There’s a lot of technical information relating to things with cool names such as Two-in-One Remote https://www.dtswiss.com/en/suspension/suspension-technology/two-in-one-remote-technology ; APT (Adaptable Progression Tune) https://www.dtswiss.com/en/suspension/suspension-technology/apt-technology ; Topology https://www.dtswiss.com/en/suspension/suspension-technology/topology-technology ; In-Control Fork Technology https://www.dtswiss.com/en/suspension/suspension-technology/incontrol-fork-technology ; and Linear Fork Technology https://www.dtswiss.com/en/suspension/suspension-technology/lineair-fork-technology. We’re not going to examine all this technology here because you really just want to know what we think of the fork, right?
It comes in matt black, which basically goes well with any bike. We’re very partial to black forks actually. There’s also a nifty mudguard that comes with it. We rode it on a wet second stage of the Sani2c Race 2020 and got ridiculously muddy with no real evidence of any kind of mud protection. But that aside, it apparently also protects mud build-up at the fork seals, which makes sense. The lowers have been shaved in every possible place to trim unnecessary weight, leaving a super svelte silhouette.
The ride performance
On a high performance XC/Marathon bike you want to be thinking of line choices and managing your effort, not your fork’s performance – or lack thereof. It needs to do what it’s designed to do without you even noticing. And, once we’d set it up, that’s exactly what we experienced with the F232 One. The rebound is set via a dial at the bottom of the fork and the damping, which only affects the Open setting, via a Torx T10 at the centre of the compression lever.
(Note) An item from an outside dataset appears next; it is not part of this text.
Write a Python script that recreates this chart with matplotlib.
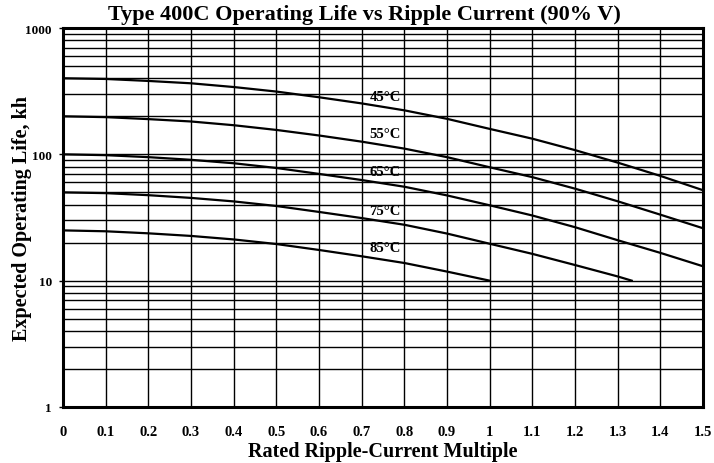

We tackled a wide range of popular trails in Gauteng and KwaZulu-Natal and two events with DT Swiss’s pride and joy managing suspension duty up front. Most of the terrain was classic South African hardpack or loose over hard. A notable route was Day 1 of Sani2c Race (84km), which appeared to be more rutted than normal (December vs May dates), likely due to the rain, but which the F232 One handled with a pleasing smoothness. No hand/arm fatigue whatsoever in just under 5 hours of riding and a number of Strava segment PRs on the forest singletrack, which was rough-ish in places.
We also competed in a five-run Enduro – shortish runs with some rocks, rock gardens, stutter bumps and small jumps. Being held on a relatively tame-gradient slope (not much different to a XCO course), the bike and the fork were quite sufficient and outperformed all but six riders in a 150-strong field (our 50-year-old tester finished seventh).
What we really like is just how ergonomically designed the remote adjustment lever is. Definitely the most intuitive design we have ridden to date. Big enough to find with a searching thumb and grippy enough to ensure you don’t fumble your way to the required mode and separate enough to feel, which is which, without taking your focus from the trail. We completed more than 20 hours of high-effort riding on this fork and were pleased that the remote adjust system held it’s tension throughout that period, making mode shifts predictable and certain.
It costs R19500 to buy this fork. By no means an easy decision. However, it is more cost effective than a new bike and if you’re happy with your bike, but need some front-end performance improvement, it’s worth your consideration. If you’re faced with the prospect of buying a new bike that comes fitted with the DT Swiss F232 One, know that it’s comfortably belongs in the ‘best forks on the market’ category.